FLARE: A Framework for Stellar Flare Forecasting using Stellar Physical Properties and Historical Records

TL;DR

This paper introduces FLARE, a novel large model that combines stellar physical properties and historical flare data to improve stellar flare forecasting, demonstrated on Kepler data with superior results.

Contribution

We propose FLARE, the first specialized model for stellar flare forecasting that integrates physical and historical data using innovative modules.

Findings

FLARE outperforms existing methods across all metrics.

Combining physical properties and historical records enhances forecast accuracy.

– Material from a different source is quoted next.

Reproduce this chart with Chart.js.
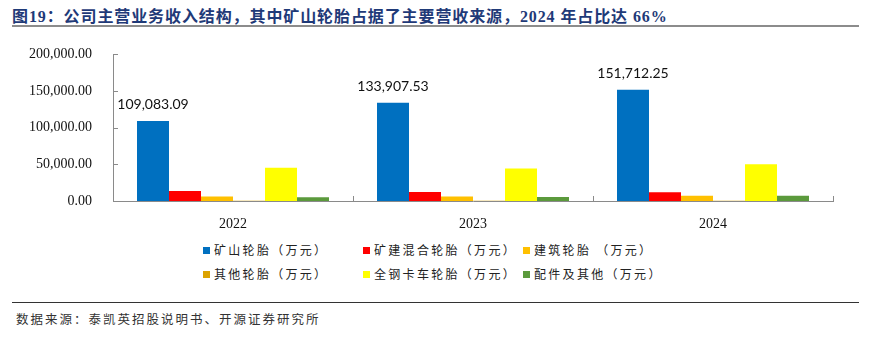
<!DOCTYPE html>
<html>
<head>
<meta charset="utf-8">
<script src="https://cdn.jsdelivr.net/npm/chart.js@4.4.1/dist/chart.umd.min.js"></script>
<style>
  html, body { margin: 0; padding: 0; background: #fff; }
  #page { position: relative; width: 878px; height: 349px; overflow: hidden; }
  #title {
    position: absolute; left: 12px; top: 3px; white-space: nowrap;
    font: bold 16px "Liberation Serif", "Noto Sans CJK SC", serif;
    letter-spacing: 0.9px; color: #1f3a78;
  }
  #titleLine { position: absolute; left: 12px; top: 25px; width: 847px; height: 2px; background: #8c8c8c; }
  #chartBox { position: absolute; left: 0; top: 33px; width: 878px; height: 197px; }
  #legend { position: absolute; left: 0; top: 240px; width: 878px; height: 45px; }
  .item { position: absolute; white-space: nowrap; font: 12px "Noto Sans CJK SC", sans-serif; letter-spacing: 2.3px; color: #222; }
  .item i { display: inline-block; width: 7px; height: 7px; margin-right: 4px; vertical-align: 1px; }
  #srcLine { position: absolute; left: 12px; top: 302px; width: 847px; height: 1px; background: #333; }
  #source {
    position: absolute; left: 16px; top: 309px; white-space: nowrap;
    font: 12.5px "Noto Sans CJK SC", sans-serif; letter-spacing: 2px; color: #333;
  }
</style>
</head>
<body>
<div id="page">
  <div id="title">图19：公司主营业务收入结构，其中矿山轮胎占据了主要营收来源，2024 年占比达 66%</div>
  <div id="titleLine"></div>
  <div id="chartBox"><canvas id="revChart"></canvas></div>
  <div id="legend"></div>
  <div id="srcLine"></div>
  <div id="source">数据来源：泰凯英招股说明书、开源证券研究所</div>
</div>
<script>
// 年份
const years = ['2022', '2023', '2024'];

// 各业务收入（万元）
const miningTyre = [109083.09, 133907.53, 151712.25];
const miningMixTyre = [13500, 12200, 11800];
const buildingTyre = [6300, 6300, 7200];
const otherTyre = [350, 300, 250];
const truckTyre = [45500, 44200, 50000];
const partsOther = [5000, 5400, 7200];

// y轴刻度
const yTicks = [0, 50000, 100000, 150000, 200000];

const seriesNames = ['矿山轮胎（万元）', '矿建混合轮胎（万元）', '建筑轮胎 （万元）', '其他轮胎（万元）', '全钢卡车轮胎（万元）', '配件及其他（万元）'];
const seriesData = [miningTyre, miningMixTyre, buildingTyre, otherTyre, truckTyre, partsOther];
const seriesColors = ['#0070c0', '#ff0000', '#ffc000', '#dca300', '#ffff00', '#5b9a3c'];

function fmt(v) {
    return v.toLocaleString('en-US', { minimumFractionDigits: 2, maximumFractionDigits: 2 });
}

// 坐标轴向内的小刻度线
const innerTicks = {
    id: 'innerTicks',
    afterDraw(chart) {
        const ctx = chart.ctx;
        const x = chart.scales.x, y = chart.scales.y;
        ctx.save();
        ctx.strokeStyle = '#8a8a8a';
        ctx.lineWidth = 1;
        ctx.beginPath();
        yTicks.forEach(function(v) {
            const py = Math.round(y.getPixelForValue(v)) + 0.5;
            ctx.moveTo(x.left, py);
            ctx.lineTo(x.left + 5, py);
        });
        // 类别之间的分隔刻度
        for (let i = 1; i <= years.length; i++) {
            const bx = Math.round(x.left + (x.right - x.left) * i / years.length) + 0.5;
            ctx.moveTo(bx, y.bottom);
            ctx.lineTo(bx, y.bottom - 5);
        }
        ctx.stroke();
        ctx.restore();
    }
};

// 矿山轮胎柱顶数值
const topLabels = {
    id: 'topLabels',
    afterDatasetsDraw(chart) {
        const ctx = chart.ctx;
        const meta = chart.getDatasetMeta(0);
        ctx.save();
        ctx.font = '14px Lato, "Liberation Sans", sans-serif';
        ctx.fillStyle = '#111';
        ctx.textAlign = 'center';
        ctx.textBaseline = 'alphabetic';
        meta.data.forEach(function(bar, i) {
            ctx.fillText(fmt(miningTyre[i]), bar.x, bar.y - 12);
        });
        ctx.restore();
    }
};

new Chart(document.getElementById('revChart').getContext('2d'), {
    type: 'bar',
    data: {
        labels: years,
        datasets: seriesNames.map(function(name, i) {
            return {
                label: name,
                data: seriesData[i],
                backgroundColor: seriesColors[i],
                borderWidth: 0,
                categoryPercentage: 0.8,
                barPercentage: 1.0
            };
        })
    },
    options: {
        responsive: true,
        maintainAspectRatio: false,
        animation: false,
        layout: { padding: { top: 6, right: 45, left: 0, bottom: 0 } },
        plugins: {
            legend: { display: false },
            tooltip: { enabled: false }
        },
        scales: {
            x: {
                grid: { display: false },
                border: { display: true, color: '#8a8a8a', width: 1 },
                ticks: {
                    color: '#111',
                    font: { family: '"Liberation Serif", serif', size: 14 },
                    padding: 7
                },
                afterFit: function(scale) { scale.height = 29; }
            },
            y: {
                min: 0,
                max: 200000,
                grid: { display: false },
                border: { display: true, color: '#8a8a8a', width: 1 },
                afterBuildTicks: function(scale) {
                    scale.ticks = yTicks.map(function(v) { return { value: v }; });
                },
                ticks: {
                    color: '#111',
                    font: { family: '"Liberation Serif", serif', size: 14 },
                    padding: 13,
                    callback: function(v) { return fmt(v); }
                },
                afterFit: function(scale) { scale.width = 113; }
            }
        }
    },
    plugins: [innerTicks, topLabels]
});

// 图例：两行三列
const legendPos = [[203, 243], [363, 243], [523, 243], [203, 267], [363, 267], [523, 267]];
const legendBox = document.getElementById('legend');
seriesNames.forEach(function(name, i) {
    const el = document.createElement('div');
    el.className = 'item';
    el.style.left = legendPos[i][0] + 'px';
    el.style.top = (legendPos[i][1] - 240 - 2) + 'px';
    el.innerHTML = '<i style="background:' + seriesColors[i] + '"></i>' + name;
    legendBox.appendChild(el);
});
</script>
</body>
</html>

The model's effectiveness is validated through a comprehensive case study.

Abstract

Stellar flare events are critical observational samples for astronomical research; however, recorded flare events remain limited. Stellar flare forecasting can provide additional flare event samples to support research efforts. Despite this potential, no specialized models for stellar flare forecasting have been proposed to date. In this paper, we present extensive experimental evidence demonstrating that both stellar physical properties and historical flare records are valuable inputs for flare forecasting tasks. We then introduce FLARE (Forecasting Light-curve-based Astronomical Records via features Ensemble), the first-of-its-kind large model specifically designed for stellar flare forecasting. FLARE integrates stellar physical properties and historical flare records through a novel Soft Prompt Module and Residual Record Fusion Module. Our experiments on the publicly available Kepler light curve dataset demonstrate that FLARE achieves superior performance compared to other methods across all evaluation metrics. Finally, we validate the forecast capability of our model through a comprehensive case study.